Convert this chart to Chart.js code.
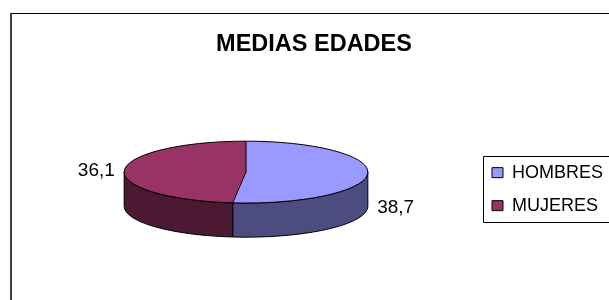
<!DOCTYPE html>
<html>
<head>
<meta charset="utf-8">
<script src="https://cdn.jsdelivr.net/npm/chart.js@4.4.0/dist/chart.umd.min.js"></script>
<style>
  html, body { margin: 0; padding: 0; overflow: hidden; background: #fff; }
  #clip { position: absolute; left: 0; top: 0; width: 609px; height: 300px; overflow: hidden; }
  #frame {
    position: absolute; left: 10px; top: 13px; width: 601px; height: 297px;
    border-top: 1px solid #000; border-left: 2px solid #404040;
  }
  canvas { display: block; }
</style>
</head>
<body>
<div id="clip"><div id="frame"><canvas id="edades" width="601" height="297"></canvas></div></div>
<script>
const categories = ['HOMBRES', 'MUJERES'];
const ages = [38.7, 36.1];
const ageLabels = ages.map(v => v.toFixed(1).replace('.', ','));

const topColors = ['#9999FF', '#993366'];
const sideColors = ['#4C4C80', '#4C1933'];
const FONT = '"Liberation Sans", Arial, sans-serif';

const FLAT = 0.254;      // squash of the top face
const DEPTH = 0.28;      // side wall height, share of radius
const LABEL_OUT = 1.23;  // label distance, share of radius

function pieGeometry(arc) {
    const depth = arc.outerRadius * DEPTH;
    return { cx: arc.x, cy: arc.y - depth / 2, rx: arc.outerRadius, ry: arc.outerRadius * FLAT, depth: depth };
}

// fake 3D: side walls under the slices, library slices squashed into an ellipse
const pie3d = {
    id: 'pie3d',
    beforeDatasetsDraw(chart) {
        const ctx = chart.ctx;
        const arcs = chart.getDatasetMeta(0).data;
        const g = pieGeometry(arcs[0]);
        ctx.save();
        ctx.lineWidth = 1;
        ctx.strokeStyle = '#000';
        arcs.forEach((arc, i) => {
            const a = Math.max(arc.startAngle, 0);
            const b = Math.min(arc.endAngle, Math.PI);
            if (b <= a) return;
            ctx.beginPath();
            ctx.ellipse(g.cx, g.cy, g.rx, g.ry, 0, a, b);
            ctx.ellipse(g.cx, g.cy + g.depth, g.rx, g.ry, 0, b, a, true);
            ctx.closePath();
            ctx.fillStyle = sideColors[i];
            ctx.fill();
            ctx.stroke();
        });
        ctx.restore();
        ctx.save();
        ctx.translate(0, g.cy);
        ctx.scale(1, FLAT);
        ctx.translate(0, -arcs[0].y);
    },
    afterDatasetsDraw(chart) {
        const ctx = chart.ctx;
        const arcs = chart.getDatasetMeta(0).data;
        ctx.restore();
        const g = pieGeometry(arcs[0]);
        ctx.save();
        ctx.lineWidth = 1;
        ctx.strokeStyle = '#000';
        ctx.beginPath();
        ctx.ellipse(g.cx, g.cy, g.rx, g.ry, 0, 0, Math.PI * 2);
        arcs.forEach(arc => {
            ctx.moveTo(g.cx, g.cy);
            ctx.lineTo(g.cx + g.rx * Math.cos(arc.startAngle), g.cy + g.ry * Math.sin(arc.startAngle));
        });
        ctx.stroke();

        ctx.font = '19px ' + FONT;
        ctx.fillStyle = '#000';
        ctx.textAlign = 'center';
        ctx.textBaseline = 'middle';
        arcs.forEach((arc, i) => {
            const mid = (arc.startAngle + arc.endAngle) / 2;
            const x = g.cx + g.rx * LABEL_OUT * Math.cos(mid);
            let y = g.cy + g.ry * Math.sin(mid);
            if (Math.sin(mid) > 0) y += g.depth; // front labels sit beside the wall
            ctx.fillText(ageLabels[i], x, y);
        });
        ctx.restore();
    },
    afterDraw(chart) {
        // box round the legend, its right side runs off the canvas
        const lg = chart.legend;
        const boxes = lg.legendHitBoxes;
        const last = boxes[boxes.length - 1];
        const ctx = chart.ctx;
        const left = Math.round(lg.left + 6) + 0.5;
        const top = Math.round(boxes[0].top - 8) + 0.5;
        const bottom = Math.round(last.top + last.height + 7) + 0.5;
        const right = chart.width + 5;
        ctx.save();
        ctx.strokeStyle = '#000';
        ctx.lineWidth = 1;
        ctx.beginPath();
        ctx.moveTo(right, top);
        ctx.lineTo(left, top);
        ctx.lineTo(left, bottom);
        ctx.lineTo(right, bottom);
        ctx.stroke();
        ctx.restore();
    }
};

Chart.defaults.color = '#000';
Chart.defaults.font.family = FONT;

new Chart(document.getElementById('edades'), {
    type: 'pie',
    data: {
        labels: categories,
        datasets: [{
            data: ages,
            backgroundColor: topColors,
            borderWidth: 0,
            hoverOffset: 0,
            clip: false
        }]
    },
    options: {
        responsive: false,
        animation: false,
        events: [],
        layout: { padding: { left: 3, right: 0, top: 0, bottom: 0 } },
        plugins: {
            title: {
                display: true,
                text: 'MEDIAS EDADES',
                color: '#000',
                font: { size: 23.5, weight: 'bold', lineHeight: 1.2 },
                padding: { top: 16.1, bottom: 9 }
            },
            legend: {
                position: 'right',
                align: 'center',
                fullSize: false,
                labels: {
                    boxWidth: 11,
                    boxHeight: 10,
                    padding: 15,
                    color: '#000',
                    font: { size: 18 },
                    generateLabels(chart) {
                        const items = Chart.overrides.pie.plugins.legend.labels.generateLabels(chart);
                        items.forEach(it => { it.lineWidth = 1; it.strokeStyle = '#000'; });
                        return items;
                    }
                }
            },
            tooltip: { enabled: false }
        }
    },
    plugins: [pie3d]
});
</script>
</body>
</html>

__________

Instruction:
Pictures are excluded; output everything else in the data verbatim.

Exercise response:
Convert this chart to Chart.js code.
<!DOCTYPE html>
<html>
<head>
<meta charset="utf-8">
<script src="https://cdn.jsdelivr.net/npm/chart.js@4.4.0/dist/chart.umd.min.js"></script>
<style>
  html, body { margin: 0; padding: 0; overflow: hidden; background: #fff; }
  #clip { position: absolute; left: 0; top: 0; width: 609px; height: 300px; overflow: hidden; }
  #frame {
    position: absolute; left: 10px; top: 13px; width: 601px; height: 297px;
    border-top: 1px solid #000; border-left: 2px solid #404040;
  }
  canvas { display: block; }
</style>
</head>
<body>
<div id="clip"><div id="frame"><canvas id="edades" width="601" height="297"></canvas></div></div>
<script>
const categories = ['HOMBRES', 'MUJERES'];
const ages = [38.7, 36.1];
const ageLabels = ages.map(v => v.toFixed(1).replace('.', ','));

const topColors = ['#9999FF', '#993366'];
const sideColors = ['#4C4C80', '#4C1933'];
const FONT = '"Liberation Sans", Arial, sans-serif';

const FLAT = 0.254;      // squash of the top face
const DEPTH = 0.28;      // side wall height, share of radius
const LABEL_OUT = 1.23;  // label distance, share of radius

function pieGeometry(arc) {
    const depth = arc.outerRadius * DEPTH;
    return { cx: arc.x, cy: arc.y - depth / 2, rx: arc.outerRadius, ry: arc.outerRadius * FLAT, depth: depth };
}

// fake 3D: side walls under the slices, library slices squashed into an ellipse
const pie3d = {
    id: 'pie3d',
    beforeDatasetsDraw(chart) {
        const ctx = chart.ctx;
        const arcs = chart.getDatasetMeta(0).data;
        const g = pieGeometry(arcs[0]);
        ctx.save();
        ctx.lineWidth = 1;
        ctx.strokeStyle = '#000';
        arcs.forEach((arc, i) => {
            const a = Math.max(arc.startAngle, 0);
            const b = Math.min(arc.endAngle, Math.PI);
            if (b <= a) return;
            ctx.beginPath();
            ctx.ellipse(g.cx, g.cy, g.rx, g.ry, 0, a, b);
            ctx.ellipse(g.cx, g.cy + g.depth, g.rx, g.ry, 0, b, a, true);
            ctx.closePath();
            ctx.fillStyle = sideColors[i];
            ctx.fill();
            ctx.stroke();
        });
        ctx.restore();
        ctx.save();
        ctx.translate(0, g.cy);
        ctx.scale(1, FLAT);
        ctx.translate(0, -arcs[0].y);
    },
    afterDatasetsDraw(chart) {
        const ctx = chart.ctx;
        const arcs = chart.getDatasetMeta(0).data;
        ctx.restore();
        const g = pieGeometry(arcs[0]);
        ctx.save();
        ctx.lineWidth = 1;
        ctx.strokeStyle = '#000';
        ctx.beginPath();
        ctx.ellipse(g.cx, g.cy, g.rx, g.ry, 0, 0, Math.PI * 2);
        arcs.forEach(arc => {
            ctx.moveTo(g.cx, g.cy);
            ctx.lineTo(g.cx + g.rx * Math.cos(arc.startAngle), g.cy + g.ry * Math.sin(arc.startAngle));
        });
        ctx.stroke();

        ctx.font = '19px ' + FONT;
        ctx.fillStyle = '#000';
        ctx.textAlign = 'center';
        ctx.textBaseline = 'middle';
        arcs.forEach((arc, i) => {
            const mid = (arc.startAngle + arc.endAngle) / 2;
            const x = g.cx + g.rx * LABEL_OUT * Math.cos(mid);
            let y = g.cy + g.ry * Math.sin(mid);
            if (Math.sin(mid) > 0) y += g.depth; // front labels sit beside the wall
            ctx.fillText(ageLabels[i], x, y);
        });
        ctx.restore();
    },
    afterDraw(chart) {
        // box round the legend, its right side runs off the canvas
        const lg = chart.legend;
        const boxes = lg.legendHitBoxes;
        const last = boxes[boxes.length - 1];
        const ctx = chart.ctx;
        const left = Math.round(lg.left + 6) + 0.5;
        const top = Math.round(boxes[0].top - 8) + 0.5;
        const bottom = Math.round(last.top + last.height + 7) + 0.5;
        const right = chart.width + 5;
        ctx.save();
        ctx.strokeStyle = '#000';
        ctx.lineWidth = 1;
        ctx.beginPath();
        ctx.moveTo(right, top);
        ctx.lineTo(left, top);
        ctx.lineTo(left, bottom);
        ctx.lineTo(right, bottom);
        ctx.stroke();
        ctx.restore();
    }
};

Chart.defaults.color = '#000';
Chart.defaults.font.family = FONT;

new Chart(document.getElementById('edades'), {
    type: 'pie',
    data: {
        labels: categories,
        datasets: [{
            data: ages,
            backgroundColor: topColors,
            borderWidth: 0,
            hoverOffset: 0,
            clip: false
        }]
    },
    options: {
        responsive: false,
        animation: false,
        events: [],
        layout: { padding: { left: 3, right: 0, top: 0, bottom: 0 } },
        plugins: {
            title: {
                display: true,
                text: 'MEDIAS EDADES',
                color: '#000',
                font: { size: 23.5, weight: 'bold', lineHeight: 1.2 },
                padding: { top: 16.1, bottom: 9 }
            },
            legend: {
                position: 'right',
                align: 'center',
                fullSize: false,
                labels: {
                    boxWidth: 11,
                    boxHeight: 10,
                    padding: 15,
                    color: '#000',
                    font: { size: 18 },
                    generateLabels(chart) {
                        const items = Chart.overrides.pie.plugins.legend.labels.generateLabels(chart);
                        items.forEach(it => { it.lineWidth = 1; it.strokeStyle = '#000'; });
                        return items;
                    }
                }
            },
            tooltip: { enabled: false }
        }
    },
    plugins: [pie3d]
});
</script>
</body>
</html>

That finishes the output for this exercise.